:: Information provided ::

--*--

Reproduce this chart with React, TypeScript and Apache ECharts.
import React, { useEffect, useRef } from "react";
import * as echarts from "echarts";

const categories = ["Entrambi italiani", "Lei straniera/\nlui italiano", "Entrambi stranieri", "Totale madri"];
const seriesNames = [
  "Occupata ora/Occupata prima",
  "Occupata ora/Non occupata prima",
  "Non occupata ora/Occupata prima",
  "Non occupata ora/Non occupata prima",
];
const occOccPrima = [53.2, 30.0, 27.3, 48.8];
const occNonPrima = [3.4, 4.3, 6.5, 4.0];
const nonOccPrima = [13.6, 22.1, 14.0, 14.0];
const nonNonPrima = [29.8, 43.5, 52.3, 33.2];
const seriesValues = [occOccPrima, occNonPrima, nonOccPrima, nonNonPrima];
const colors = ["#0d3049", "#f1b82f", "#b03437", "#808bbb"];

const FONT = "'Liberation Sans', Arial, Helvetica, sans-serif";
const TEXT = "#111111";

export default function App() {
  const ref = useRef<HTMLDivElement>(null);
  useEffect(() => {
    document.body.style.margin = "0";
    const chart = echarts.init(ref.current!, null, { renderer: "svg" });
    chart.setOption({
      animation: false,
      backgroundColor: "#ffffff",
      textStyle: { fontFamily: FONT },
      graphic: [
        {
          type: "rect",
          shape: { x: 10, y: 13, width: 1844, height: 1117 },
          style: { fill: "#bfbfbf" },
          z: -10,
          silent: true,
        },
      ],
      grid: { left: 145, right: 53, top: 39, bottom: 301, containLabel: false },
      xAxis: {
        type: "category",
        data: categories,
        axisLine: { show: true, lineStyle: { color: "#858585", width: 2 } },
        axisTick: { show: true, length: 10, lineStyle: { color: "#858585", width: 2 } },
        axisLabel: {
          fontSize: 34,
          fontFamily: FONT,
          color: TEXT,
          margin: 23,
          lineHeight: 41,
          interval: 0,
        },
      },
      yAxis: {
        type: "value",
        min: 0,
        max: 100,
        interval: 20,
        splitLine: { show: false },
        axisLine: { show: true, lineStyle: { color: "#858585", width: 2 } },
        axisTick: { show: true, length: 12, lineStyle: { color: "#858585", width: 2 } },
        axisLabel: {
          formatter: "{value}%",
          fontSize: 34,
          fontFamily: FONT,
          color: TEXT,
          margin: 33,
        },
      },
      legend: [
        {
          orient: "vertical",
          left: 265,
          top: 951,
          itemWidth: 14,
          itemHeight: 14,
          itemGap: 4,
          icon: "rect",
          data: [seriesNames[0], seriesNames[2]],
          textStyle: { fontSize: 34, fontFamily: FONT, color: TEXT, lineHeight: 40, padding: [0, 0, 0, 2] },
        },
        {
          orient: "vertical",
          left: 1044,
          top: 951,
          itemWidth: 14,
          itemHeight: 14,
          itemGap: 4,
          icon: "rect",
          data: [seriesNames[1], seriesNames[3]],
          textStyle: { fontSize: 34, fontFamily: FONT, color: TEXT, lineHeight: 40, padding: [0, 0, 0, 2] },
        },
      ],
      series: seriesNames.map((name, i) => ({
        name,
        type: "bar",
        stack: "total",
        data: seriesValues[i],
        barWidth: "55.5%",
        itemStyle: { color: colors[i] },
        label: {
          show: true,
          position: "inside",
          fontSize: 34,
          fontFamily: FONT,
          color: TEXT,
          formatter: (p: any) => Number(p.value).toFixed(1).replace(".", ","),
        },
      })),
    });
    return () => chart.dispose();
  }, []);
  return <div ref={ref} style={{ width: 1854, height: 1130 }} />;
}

--*--

:: Work instructions ::
Everything from the first line of the material through the line containing "import * as" is to be printed exactly; lines after that are to be left out.

:: Solution for this problem ::
Reproduce this chart with React, TypeScript and Apache ECharts.
import React, { useEffect, useRef } from "react";
import * as echarts from "echarts";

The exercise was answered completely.